I spent large chunks of my adolescence in Leeds. It was a grim place 50 years ago - still suffering from post-war impoverishment and the accumulated filth of 150 years of Industrial Revolution. Yet there were wonders. The city was dominated by the formidable black bulk of Cuthbert Brodrick's mid-1850s town hall, surrounded by its massive millstone grit Corinthian order.
In the surrounding dirty red-brick streets were excellent second-hand bookshops, tottering opticians who sold microscopes and ancient pubs where hallucinatory spaces were defined by mirrors and sparkling copper bar-tops.
Behind the grime, gems could be discerned: Brodrick's daunting ovoid Corn Exchange; austere but graceful Georgian buildings in the gridded 18thcentury centre; and spare, functional Victorian warehouses on the stinking river.
All has changed. Journeys north showed the city altering rapidly. The town hall was cleaned and lost much of its black majesty.

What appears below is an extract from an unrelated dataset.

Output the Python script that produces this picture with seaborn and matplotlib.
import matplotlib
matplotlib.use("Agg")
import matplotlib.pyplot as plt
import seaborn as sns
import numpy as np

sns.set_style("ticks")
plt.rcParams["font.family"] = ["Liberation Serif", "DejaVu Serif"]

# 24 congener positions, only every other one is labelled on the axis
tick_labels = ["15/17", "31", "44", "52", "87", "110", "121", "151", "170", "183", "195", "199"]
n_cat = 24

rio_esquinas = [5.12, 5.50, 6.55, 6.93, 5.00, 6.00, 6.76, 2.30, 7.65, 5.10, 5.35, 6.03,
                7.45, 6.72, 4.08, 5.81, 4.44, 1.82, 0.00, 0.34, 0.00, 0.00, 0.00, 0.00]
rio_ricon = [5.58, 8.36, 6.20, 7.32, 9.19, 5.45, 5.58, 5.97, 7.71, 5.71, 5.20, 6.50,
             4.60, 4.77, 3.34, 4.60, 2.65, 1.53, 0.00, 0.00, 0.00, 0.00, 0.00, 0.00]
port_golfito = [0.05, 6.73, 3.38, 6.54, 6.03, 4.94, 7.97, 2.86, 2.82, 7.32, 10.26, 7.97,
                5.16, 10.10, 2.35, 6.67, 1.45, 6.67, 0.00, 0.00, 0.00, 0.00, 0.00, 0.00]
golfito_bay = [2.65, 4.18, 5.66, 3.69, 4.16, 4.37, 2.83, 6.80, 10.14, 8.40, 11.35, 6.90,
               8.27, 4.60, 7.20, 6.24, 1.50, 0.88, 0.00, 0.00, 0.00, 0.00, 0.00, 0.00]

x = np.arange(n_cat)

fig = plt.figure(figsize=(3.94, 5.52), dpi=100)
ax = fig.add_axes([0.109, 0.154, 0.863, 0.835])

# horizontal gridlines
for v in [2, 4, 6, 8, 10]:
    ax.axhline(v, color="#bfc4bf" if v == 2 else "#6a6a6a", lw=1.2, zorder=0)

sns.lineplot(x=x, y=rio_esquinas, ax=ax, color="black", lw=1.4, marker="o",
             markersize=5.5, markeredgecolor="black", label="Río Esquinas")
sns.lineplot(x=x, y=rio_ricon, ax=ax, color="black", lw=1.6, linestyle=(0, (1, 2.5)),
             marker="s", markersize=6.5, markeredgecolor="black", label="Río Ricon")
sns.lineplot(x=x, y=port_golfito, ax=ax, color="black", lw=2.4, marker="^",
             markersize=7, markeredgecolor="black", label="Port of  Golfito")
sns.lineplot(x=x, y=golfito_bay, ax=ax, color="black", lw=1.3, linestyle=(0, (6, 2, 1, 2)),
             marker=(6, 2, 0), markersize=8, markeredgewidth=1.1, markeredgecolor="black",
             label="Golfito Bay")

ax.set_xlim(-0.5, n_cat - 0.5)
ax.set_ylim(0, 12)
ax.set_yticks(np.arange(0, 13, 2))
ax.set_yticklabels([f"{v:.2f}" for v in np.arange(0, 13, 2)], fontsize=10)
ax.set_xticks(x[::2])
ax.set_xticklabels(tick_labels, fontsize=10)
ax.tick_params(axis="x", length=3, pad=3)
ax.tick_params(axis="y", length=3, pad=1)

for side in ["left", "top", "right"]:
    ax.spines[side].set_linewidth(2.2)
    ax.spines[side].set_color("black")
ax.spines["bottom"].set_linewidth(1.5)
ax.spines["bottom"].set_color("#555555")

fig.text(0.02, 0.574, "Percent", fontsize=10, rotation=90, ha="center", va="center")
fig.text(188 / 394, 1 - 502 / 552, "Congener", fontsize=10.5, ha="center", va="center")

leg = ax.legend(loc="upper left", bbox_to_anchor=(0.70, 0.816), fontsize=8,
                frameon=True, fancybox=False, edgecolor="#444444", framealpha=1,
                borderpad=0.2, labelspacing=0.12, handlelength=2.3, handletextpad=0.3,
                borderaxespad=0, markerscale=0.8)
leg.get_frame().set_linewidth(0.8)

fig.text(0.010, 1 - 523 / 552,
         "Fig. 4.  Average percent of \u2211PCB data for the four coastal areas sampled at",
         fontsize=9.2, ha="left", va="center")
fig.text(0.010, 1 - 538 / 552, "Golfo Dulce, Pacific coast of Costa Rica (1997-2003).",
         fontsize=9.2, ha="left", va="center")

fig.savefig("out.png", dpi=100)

The Leeds Style was invented, a special kind of Yorkshire PoMo, made exceedingly boring by fatigued polychromatic analogies to the great days of the 19th century.
But where Victorian polychromy was structural, the 20th-century version is just a stretcher-bond skin - pansy compared with the toughness of the real stuff. The dimness of the '80s and '90s is summed up by its sinister apotheosis:
the headquarters of the old Department of Social Security, which grins gormlessly down the Headrow from its huge death's-head facade.

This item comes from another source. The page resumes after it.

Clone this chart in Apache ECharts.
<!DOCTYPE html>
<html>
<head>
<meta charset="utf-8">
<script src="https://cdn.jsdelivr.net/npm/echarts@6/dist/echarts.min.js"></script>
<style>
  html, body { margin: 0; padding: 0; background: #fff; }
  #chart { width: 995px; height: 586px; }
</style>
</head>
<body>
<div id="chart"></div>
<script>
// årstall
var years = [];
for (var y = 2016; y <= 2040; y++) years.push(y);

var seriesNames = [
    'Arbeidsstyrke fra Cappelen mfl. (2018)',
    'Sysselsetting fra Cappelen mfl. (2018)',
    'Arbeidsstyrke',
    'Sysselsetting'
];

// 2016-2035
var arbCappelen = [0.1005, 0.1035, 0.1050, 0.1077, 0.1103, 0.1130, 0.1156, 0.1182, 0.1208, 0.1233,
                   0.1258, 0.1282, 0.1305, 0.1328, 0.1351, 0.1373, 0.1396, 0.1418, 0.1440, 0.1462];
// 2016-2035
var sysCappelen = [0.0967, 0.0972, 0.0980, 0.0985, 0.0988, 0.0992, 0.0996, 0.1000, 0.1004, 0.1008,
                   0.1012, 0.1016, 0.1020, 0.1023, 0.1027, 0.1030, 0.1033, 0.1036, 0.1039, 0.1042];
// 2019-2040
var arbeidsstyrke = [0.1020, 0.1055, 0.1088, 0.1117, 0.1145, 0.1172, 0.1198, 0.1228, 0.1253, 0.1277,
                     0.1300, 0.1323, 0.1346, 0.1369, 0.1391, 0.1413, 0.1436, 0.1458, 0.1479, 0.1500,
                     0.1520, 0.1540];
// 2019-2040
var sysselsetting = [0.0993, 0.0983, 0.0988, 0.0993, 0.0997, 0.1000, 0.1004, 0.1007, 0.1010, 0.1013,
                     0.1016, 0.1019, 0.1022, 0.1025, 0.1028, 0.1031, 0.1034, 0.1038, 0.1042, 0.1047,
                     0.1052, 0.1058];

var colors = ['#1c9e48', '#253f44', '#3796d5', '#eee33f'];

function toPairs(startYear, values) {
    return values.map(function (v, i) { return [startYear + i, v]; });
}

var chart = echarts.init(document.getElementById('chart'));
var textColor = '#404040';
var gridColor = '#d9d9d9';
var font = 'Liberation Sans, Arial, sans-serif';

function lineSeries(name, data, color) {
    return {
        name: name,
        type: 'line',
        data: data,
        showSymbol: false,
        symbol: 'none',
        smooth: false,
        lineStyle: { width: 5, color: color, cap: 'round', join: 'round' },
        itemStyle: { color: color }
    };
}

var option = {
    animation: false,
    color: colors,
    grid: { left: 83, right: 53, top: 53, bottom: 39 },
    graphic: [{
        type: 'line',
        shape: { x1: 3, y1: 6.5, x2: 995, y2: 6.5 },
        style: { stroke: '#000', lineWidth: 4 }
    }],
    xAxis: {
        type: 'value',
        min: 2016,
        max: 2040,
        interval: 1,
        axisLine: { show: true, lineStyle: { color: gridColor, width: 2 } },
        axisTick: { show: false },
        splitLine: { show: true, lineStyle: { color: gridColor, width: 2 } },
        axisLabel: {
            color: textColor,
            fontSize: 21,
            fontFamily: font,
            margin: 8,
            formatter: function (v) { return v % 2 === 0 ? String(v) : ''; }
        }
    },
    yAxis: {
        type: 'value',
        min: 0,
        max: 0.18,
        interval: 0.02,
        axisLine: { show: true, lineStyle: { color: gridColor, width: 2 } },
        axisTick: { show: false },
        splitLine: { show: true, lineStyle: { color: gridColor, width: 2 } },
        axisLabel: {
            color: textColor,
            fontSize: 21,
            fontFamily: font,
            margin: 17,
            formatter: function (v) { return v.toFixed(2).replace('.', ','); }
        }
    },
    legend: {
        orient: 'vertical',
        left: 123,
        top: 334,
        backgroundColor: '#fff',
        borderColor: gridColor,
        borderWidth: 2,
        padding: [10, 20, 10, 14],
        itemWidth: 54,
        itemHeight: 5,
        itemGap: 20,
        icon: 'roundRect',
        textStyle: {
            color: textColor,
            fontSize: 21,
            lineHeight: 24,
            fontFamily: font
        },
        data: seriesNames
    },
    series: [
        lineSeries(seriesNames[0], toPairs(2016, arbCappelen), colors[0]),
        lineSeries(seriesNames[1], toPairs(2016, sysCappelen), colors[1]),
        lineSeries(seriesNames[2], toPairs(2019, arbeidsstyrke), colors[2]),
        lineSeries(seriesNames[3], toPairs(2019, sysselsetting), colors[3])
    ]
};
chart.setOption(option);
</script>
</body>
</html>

Ironically, this expression of the terrifying soullessness of the bureaucratic state was built on the site of one of the most heroic British architectural experiments of the '30s. The city fathers had the grit and vision of their Victorian predecessors, but they were socialist. They built the largest housing scheme in Europe on Quarry Hill, previously a huge slum. Designed by the undersung city architect RHA Livett's team, and based on the Karl Marx Hof in Vienna, the complex had a perimeter twoto eight-storeys high, housing over 3,000 people. Inside this rim of flats were to be all sorts of communal facilities: shops, cafés, laundries and the like.
Only some were built and the estate slowly fell to bits socially and physically - an innovatory steel frame and concrete-panel system was used and by the '60s it had started to corrode very badly. The lifts stank of piss.
Everything was demolished.
Such memories can make a visit to Leeds rather glum.
But I was cheered this time.
Seen from the railway station, the town hall (now grey) is diminished but new buildings are crisper and less banal than their Leeds Style predecessors.
The anti-urbanity of civil engineers has been partly mitigated (the city was a test-bed for urban motorways), the river is virtually clean and so are most of the old buildings.
Many more people are now living in the centre. Leeds may have wrecked its main square, but it has not felt the need to make absurd gestures, like the blue slug by Future Systems in Birmingham, nor has it opted for wild makeovers like those offered by Will Alsop to neighbouring Bradford and Barnsley (the latter is to be a Yorkshire version of a Tuscan hill town). The second-hand bookshops may have gone but the copper bar of the Turk's Head still gleams brightly in its little alley off Briggate and the splendid glazed Victorian arcades have been renovated and added to. Central Leeds has acquired new confidence.
It all makes me quite proud to be a local lad.